5 comments on “Miller v. Alabama Applies Retroactively (and Then Some?)

  1. Considering the bulk of the majority opinion’s “analysis” (a generous term) was spent on jurisdiction, I just figured I’d chime in and note that there won’t be an impact on NC law in that regard because our retroactivity is coterminous with Teague. See State v. Zuniga, 336 N.C. 508, 513, 444 S.E.2d 443, 446 (1994) (adopting Teague “as the test of retroactivity for new federal constitutional rules of criminal procedure on state collateral review”).

  2. […] of Substantive Rules.  Jamie blogged earlier this week about the Supreme Court’s ruling in Montgomery v. Louisiana that Miller v. […]

    • This is a comment?

      Now that I see that every comment made must pass your Board of Censors before it is published, I wonder how many people’s comments you have denied publication. One reason why I am curious is that you hurl the censor’s ban at my comments quite often.

      Are you going to help make North Carolina a place of enlightenment, transparency, and openness; or a place of secrecy, suspicion, and darkness as our legislature and courts are working at so feverishly at this time.

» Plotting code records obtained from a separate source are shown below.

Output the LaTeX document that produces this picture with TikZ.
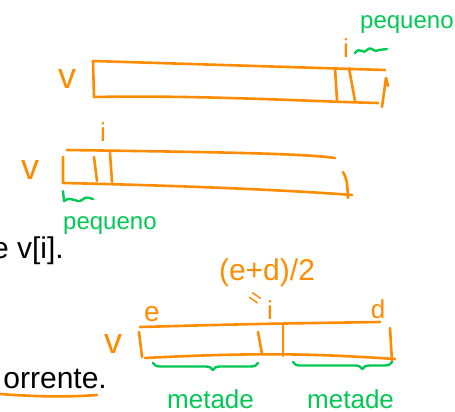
\documentclass[tikz,border=0pt]{standalone}
\usepackage{fontspec}
\setsansfont{Liberation Sans}
\usepackage{xcolor}
\usetikzlibrary{decorations.pathreplacing}
\definecolor{penorange}{RGB}{255,140,0}
\definecolor{pengreen}{RGB}{0,200,83}
\tikzset{
  pen/.style={penorange, line width=2.6pt, line cap=round, line join=round},
  greenpen/.style={pengreen, line width=2.4pt, line cap=round, line join=round},
  handlabel/.style={text=penorange, inner sep=0pt},
  greenlabel/.style={text=pengreen, inner sep=0pt, font=\sffamily\fontsize{24}{24}\selectfont},
  slidetext/.style={text=black, inner sep=0pt, font=\sffamily\fontsize{30}{30}\selectfont}
}
\newcommand{\handsize}[1]{\sffamily\fontsize{#1}{#1}\selectfont}

\begin{document}
\begin{tikzpicture}[x=1pt,y=-1pt]
			\useasboundingbox (0,0) rectangle (455,412);
			% texto do slide
			\node[slidetext, anchor=base east] (txtvi) at (64,258) {e v[i].};
			\node[slidetext, anchor=base east] (txtcorr) at (107,388) {orrente.};
			\draw[pen] (0,394) .. controls (40,397) and (70,397) .. (97,395);
			% primeiro vetor
			\draw[pen] (93,61) -- (385,70);
			\draw[pen] (93,61) -- (94,97) .. controls (200,95) and (300,101) .. (378,103);
			\draw[pen] (335,68) -- (337,100);
			\draw[pen] (349,68) -- (355,101);
			\draw[pen] (382,107) -- (386,78) -- (388,86);
			\node[handlabel, font=\handsize{36}] (v1) at (67,79) {v};
			\node[handlabel, font=\handsize{26}] (i1) at (346,48) {i};
			\draw[greenpen] (355,53) .. controls (360,46) and (362,55) .. (367,50) .. controls (372,45) and (374,54) .. (379,50) -- (387,49);
			\node[greenlabel, anchor=base west] (peq1) at (360,29) {pequeno};
			% segundo vetor
			\draw[pen] (67,150) .. controls (200,152) and (300,153) .. (335,158);
			\draw[pen] (63,157) -- (63,183) .. controls (200,186) and (300,191) .. (352,195);
			\draw[pen] (94,157) -- (97,181);
			\draw[pen] (110,153) -- (112,182);
			\draw[pen] (343,172) .. controls (347,180) .. (348,198);
			\node[handlabel, font=\handsize{36}] (v2) at (30,170) {v};
			\node[handlabel, font=\handsize{26}] (i2) at (103,132) {i};
			\draw[greenpen] (63,191) -- (64,201) .. controls (72,195) and (76,204) .. (82,200) .. controls (86,197) .. (93,199);
			\node[greenlabel, anchor=base west] (peq2) at (63,229) {pequeno};
			% terceiro vetor
			\draw[pen] (140,327) .. controls (250,324) .. (380,322);
			\draw[pen] (139,332) -- (142,357);
			\draw[pen] (145,358) .. controls (260,352) and (320,354) .. (395,359);
			\draw[pen] (258,332) -- (262,354);
			\draw[pen] (283,325) -- (283,356);
			\draw[pen] (390,328) -- (392,362);
			\node[handlabel, font=\handsize{36}] (v3) at (113,344) {v};
			\node[handlabel, font=\handsize{28}] (e3) at (152,314) {e};
			\node[handlabel, font=\handsize{26}] (d3) at (378,309) {d};
			\node[handlabel, font=\handsize{26}] (i3) at (270,310) {i};
			\node[handlabel, font=\handsize{22}, rotate=-35] (eq3) at (254,300) {=};
			\node[handlabel, font=\handsize{30}] (mid3) at (267,273) {(e+d)/2};
			\draw[greenpen, decorate, decoration={brace, mirror, amplitude=7pt, aspect=0.57}] (153,363) -- (258,363);
			\draw[greenpen, decorate, decoration={brace, mirror, amplitude=7pt, aspect=0.7}] (293,362) -- (392,362);
			\node[greenlabel, anchor=base west, font=\sffamily\fontsize{26}{26}\selectfont] (met1) at (167,408) {metade};
			\node[greenlabel, anchor=base west, font=\sffamily\fontsize{26}{26}\selectfont] (met2) at (307,408) {metade};
		\end{tikzpicture}
\end{document}
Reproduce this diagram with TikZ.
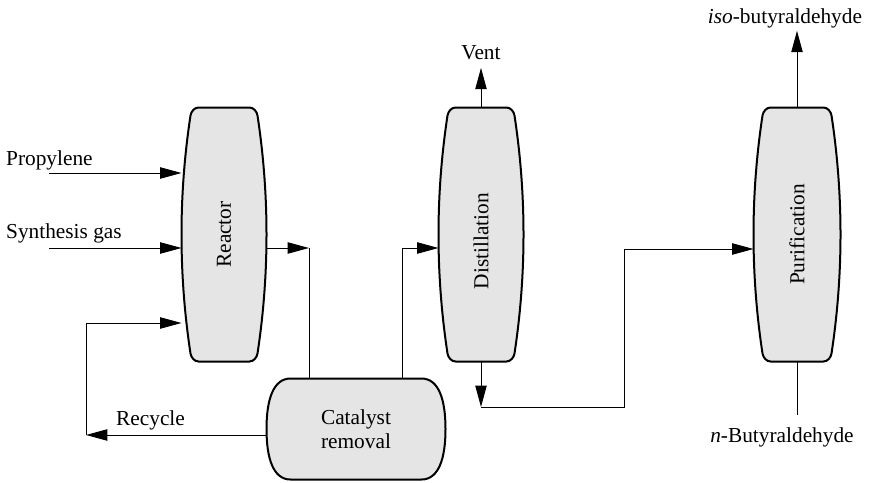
\documentclass[tikz,border=0pt]{standalone}
\usepackage{fontspec}
\setmainfont{Liberation Serif}
\usetikzlibrary{arrows.meta,calc,backgrounds}

\tikzset{every picture/.style={line width=0.75pt}}
\tikzset{
  vessel/.style={minimum width=63pt, minimum height=189.75pt, inner sep=0pt},
  tank/.style={minimum width=133.5pt, minimum height=75pt, inner sep=0pt, align=center},
  shell/.style={draw=black, line width=1.5pt, fill={rgb,255:red,229;green,229;blue,229}},
  pipe/.style={draw=black, line width=0.75pt},
  flow/.style={pipe, -{Triangle[length=16pt,width=8.5pt]}},
  lbl/.style={inner sep=2pt},
}

% barrel shaped column round a vessel node
\newcommand{\barrel}[1]{%
  \path[shell] ($(#1.north west)+(17,0)$) -- ($(#1.north east)+(-17,0)$)
    .. controls ($(#1.north east)+(-13,0)$) and ($(#1.north east)+(-9.6,4)$) .. ($(#1.north east)+(-9,8)$)
    .. controls ($(#1.east)+(3,-40)$) and ($(#1.east)+(3,40)$) .. ($(#1.south east)+(-9,-8)$)
    .. controls ($(#1.south east)+(-9.6,-4)$) and ($(#1.south east)+(-13,0)$) .. ($(#1.south east)+(-17,0)$)
    -- ($(#1.south west)+(17,0)$)
    .. controls ($(#1.south west)+(13,0)$) and ($(#1.south west)+(9.6,-4)$) .. ($(#1.south west)+(9,-8)$)
    .. controls ($(#1.west)+(-3,40)$) and ($(#1.west)+(-3,-40)$) .. ($(#1.north west)+(9,8)$)
    .. controls ($(#1.north west)+(9.6,4)$) and ($(#1.north west)+(13,0)$) .. ($(#1.north west)+(17,0)$)
    -- cycle;}

% drum with round ends round a tank node
\newcommand{\capsule}[1]{%
  \path[shell] ($(#1.north west)+(24,0)$) -- ($(#1.north east)+(-24,0)$)
    .. controls ($(#1.north east)+(-7,0)$) and ($(#1.east)+(0,-30)$) .. (#1.east)
    .. controls ($(#1.east)+(0,30)$) and ($(#1.south east)+(-7,0)$) .. ($(#1.south east)+(-24,0)$)
    -- ($(#1.south west)+(24,0)$)
    .. controls ($(#1.south west)+(7,0)$) and ($(#1.west)+(0,30)$) .. (#1.west)
    .. controls ($(#1.west)+(0,-30)$) and ($(#1.north west)+(7,0)$) .. ($(#1.north west)+(24,0)$)
    -- cycle;}

\begin{document}
\begin{tikzpicture}[x=0.75pt,y=0.75pt,yscale=-1,font=\fontsize{16}{18}\selectfont]
	\useasboundingbox (0,0) rectangle (873,482);

	% Vessels
	\node[vessel, label={[rotate=90]center:Reactor}] (reactor) at (224,234.5) {};
	\node[vessel, label={[rotate=90,xshift=-5pt]center:Distillation}] (distillation) at (481,234.5) {};
	\node[vessel, minimum width=64.5pt, label={[rotate=90]center:Purification}] (purification) at (797,234.5) {};
	\node[tank] (catalyst) at (356,429) {Catalyst\\removal};

	\begin{scope}[on background layer]
		\barrel{reactor}
		\barrel{distillation}
		\barrel{purification}
		\capsule{catalyst}
	\end{scope}

	% Feeds
	\node[lbl, anchor=base west] (propylene) at (3,165) {Propylene};
	\node[lbl, anchor=base west] (syngas) at (3,238) {Synthesis gas};
	\coordinate (propin) at (49,173);
	\coordinate (synin) at (49,248);
	\draw[flow] (propin) -- (propin -| reactor.west);
	\draw[flow] (synin) -- (synin -| reactor.west);

	% Recycle
	\node[lbl, anchor=base west] (recycle) at (113,425) {Recycle};
	\coordinate (recbend) at (86,435);
	\coordinate (recin) at (86,323);
	\draw[flow] (recbend -| catalyst.west) -- (recbend);
	\draw[flow] (recbend) -- (recin) -- (recin -| reactor.west);

	% Reactor -> catalyst removal -> distillation
	\coordinate (rxout) at (309,248);
	\coordinate (dsin) at (402,248);
	\draw[flow] (rxout -| reactor.east) -- (rxout);
	\draw[pipe] (rxout) -- (rxout |- catalyst.north);
	\draw[flow] (dsin |- catalyst.north) -- (dsin) -- (dsin -| distillation.west);

	% Distillation
	\node[lbl, anchor=base] (vent) at (481,59) {Vent};
	\draw[flow, shorten >=4pt] (distillation.north) -- (vent.south);
	\coordinate (dsout) at (481,407);
	\coordinate (pfin) at (624,249);
	\draw[flow] (distillation.south) -- (dsout);
	\draw[flow] (dsout) -| (pfin) -- (pfin -| purification.west);

	% Purification
	\node[lbl, anchor=base] (iso) at (785,23) {\textit{iso}-butyraldehyde};
	\node[lbl, anchor=base] (nbut) at (782,442) {\textit{n}-Butyraldehyde};
	\draw[flow] (purification.north) -- (purification.north |- iso.south);
	\draw[pipe, shorten >=7pt] (purification.south) -- (purification.south |- nbut.north);
\end{tikzpicture}
\end{document}
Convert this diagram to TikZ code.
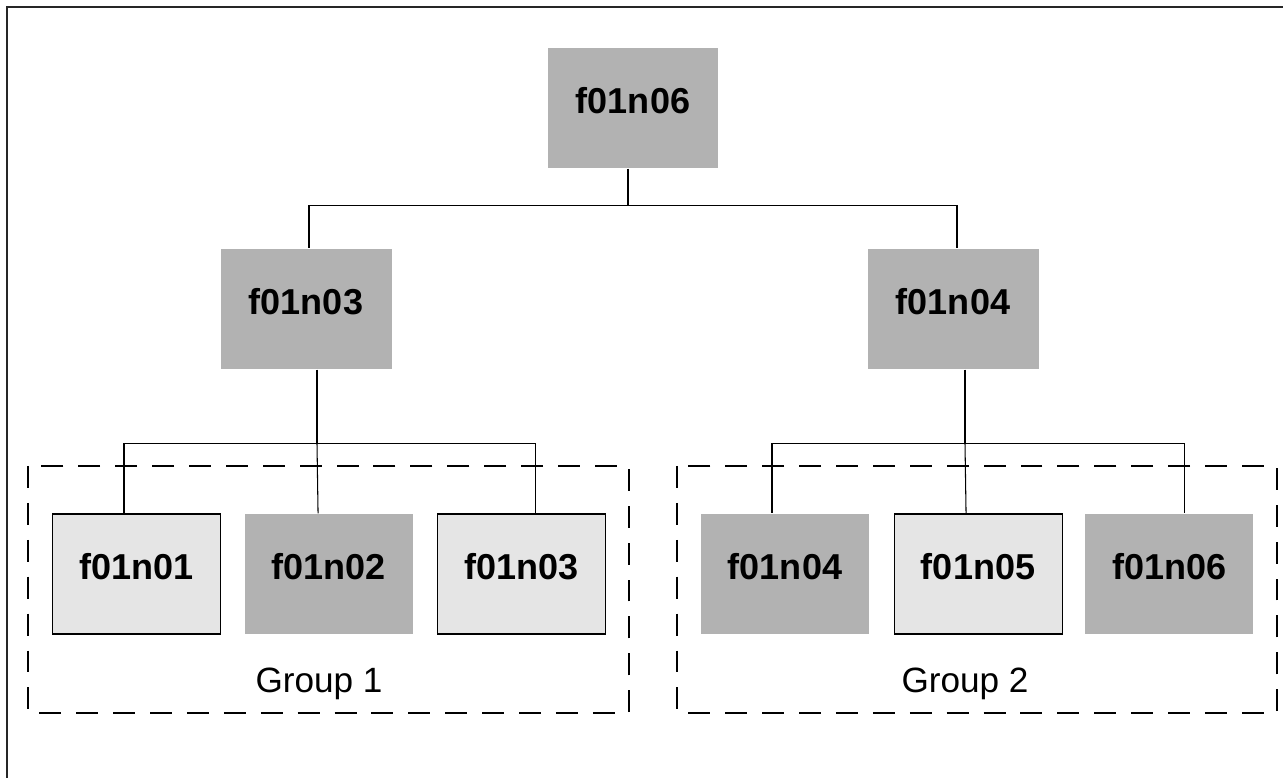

  3. […] (2012) retroactive. The upshot of the decision is that approximately 79 inmates in North Carolina need to be re-sentenced. But how should those sentencing hearings work? Just after the United State Supreme Court issued […]

  4. Two years later, has this ruling actually worked for people? Seems that courts are using that “incorrigible” loophole to re-sentence anybody they want back to life without parole. People who are clearly rehabilitated and deserve release. I have seen that in a number of cases. Should this ruling be revisited?